Başladı yine bizim algı mesaisi. Baştan söyleyeyim, bu yazının siyasi partilerle veya siyasilerle alakası yoktur. Şimdi bildiğiniz üzere bir seçimden geçtik. Türkiye tarihinde ilk kez, bir seçimde ikinci tura kaldı. Tabii, taraf fark etmeksizin, her partide algı yapan, yaptıran var. Bir konuşmanın belli kısmını kırpıp, insanların farklı anlamlar çıkarmasını sağlamak mı dersiniz, fikirlere saygı duymadan aşağılayan, ‘bu tarafa yanaşan ahmaktır, şu tarafa giden akılsızdır’ gibi söylemler de bulunan mı dersiniz. Ben bunu tasvip etmiyorum. A’ya veya B’ye oy veriyor diye hakaret edemezsiniz, küçümseyemezsiniz. Ha bunu niye yazıyorum; hemen her konuda, her yerde liberal takılan, hakkımız da hakkımız diyen, insan hakları üzerinden duyar kasan, demokrasi güzellemesi yapan insanlar, şimdi karşı görüşlerine hakaret eder olmuş. Bakın işte bu seviyesizliktir. Asıl kötü kelimeleri hak edenler bunlardır. Tekrar söylüyorum bu yazının partilerle bir alakası yoktur, tekrar söylüyorum ki yine algıcı elemanlar konuyu farklı yerlere çekmesin.
Partizanlık kötüdür. Siyasetten bağımsız; herhangi bir sanatçı, siyasi, kurum, kuruluşa bağlı kalmak kötüdür. Çünkü insanlar yanılabilir. İnsanlar hata ve yanlışlar yapabilir. Siz o bağlı olduğunuz veya öyle olduğunuzu iddia ettiğiniz insanın yanlışlarını net bir şekilde dile getirdiğiniz zaman bilinçli olursunuz. ‘Doğruyu ben bilirim, benden başkası bilemez, ben ne diyorsam doğrudur, herkes yanlış bir ben doğruyum’ gibi bir yol izlerseniz veya izleyenin arkasından giderseniz, saygıyı hak etmezsiniz.
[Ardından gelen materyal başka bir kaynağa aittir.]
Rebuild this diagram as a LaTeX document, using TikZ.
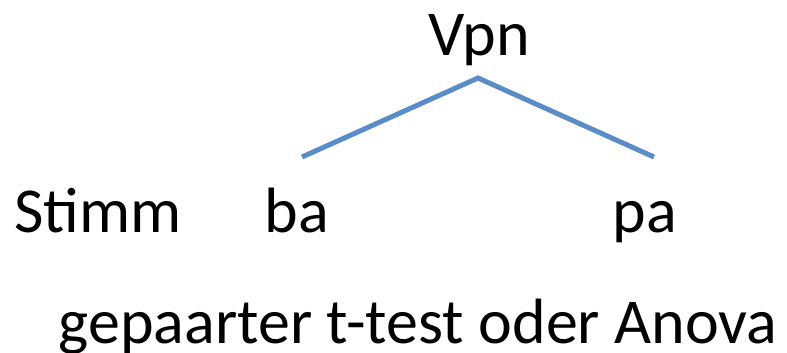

He hakareti de hak etmezsiniz orası ayrı. Ama bu tarz bir kişinin fikirlerine saygı duyacağımı sanmıyorum.
Ted Bundy’de olsanız seveniniz, peygamber de olsanız sevmeyeniniz olur. Etrafınızda gördüğünüz her şeyin, düşünebildiğiniz veya aklınızın sınırlarını zorlayarak hayal edebileceğiniz her şeyin bir seveni ve sevmeyeni var. O yüzden insanlar sizin sevdiğinizi sevmiyor veya tam tersi sevmediğinizi seviyor diye farklı muamele yapmamalısınız.
Değinmek istediğim bir başka konu; insanların fikrinin değişebileceği. ‘Ee bunu zaten biliyoruz’ demeyin. Bilmeyen insanlar var. Fikri değişenlere, ‘sen dün böyle diyordun, şimdi böyle diyorsun dönek misin, dediğinin arkasında dur, ne oldu kafan çalışmaya/çalışmamaya mı başladı’ diyenler var. Bu insanlara da ne anlatsanız boş. Az önce dediğim ‘her şeyi ben bilirim’ kişisi bunlar. Saygı görmek istiyorsanız, saygı duyacaksınız. Hem ayranım dökülmesin hem yoğurdum ekşimesin. Yok öyle bir dünya. Sen gidip karşı görüşlerine hakaret edersen, yarın öbür gün birisi de hakaret edip küfür ettiğinde, insanlıktan bahsetmeyeceksin.
Kendi bildiklerini veya olmasını istediği durumları zorla kabullendirmeye ve yaptırmaya çalışan çok insan var şu zamanda. Özellikle seçim öncesinde had safhalara erişmiş durumda. Eğer bir ortamda herhangi bir kişi, tuttuğu takıma, desteklediği siyasi partiye, giydiği kıyafete göre kötü muamele görüyorsa, o ortamdaki sorunlu kişi bu muameleyi gösterenlerdir. Bu yazının ardından A/B destekçileri, ‘ne yani A/B’yi mi destekliyorsun?’ diye sorarsa veya ‘sen yoksa bunu mu destekliyorsun’ diye bana saldırmaya çalışırsa, ben o kişiye bir şey anlatamamışım demektir. Anlayana sivrisinek saz, anlamayana sazı hediye etsen az.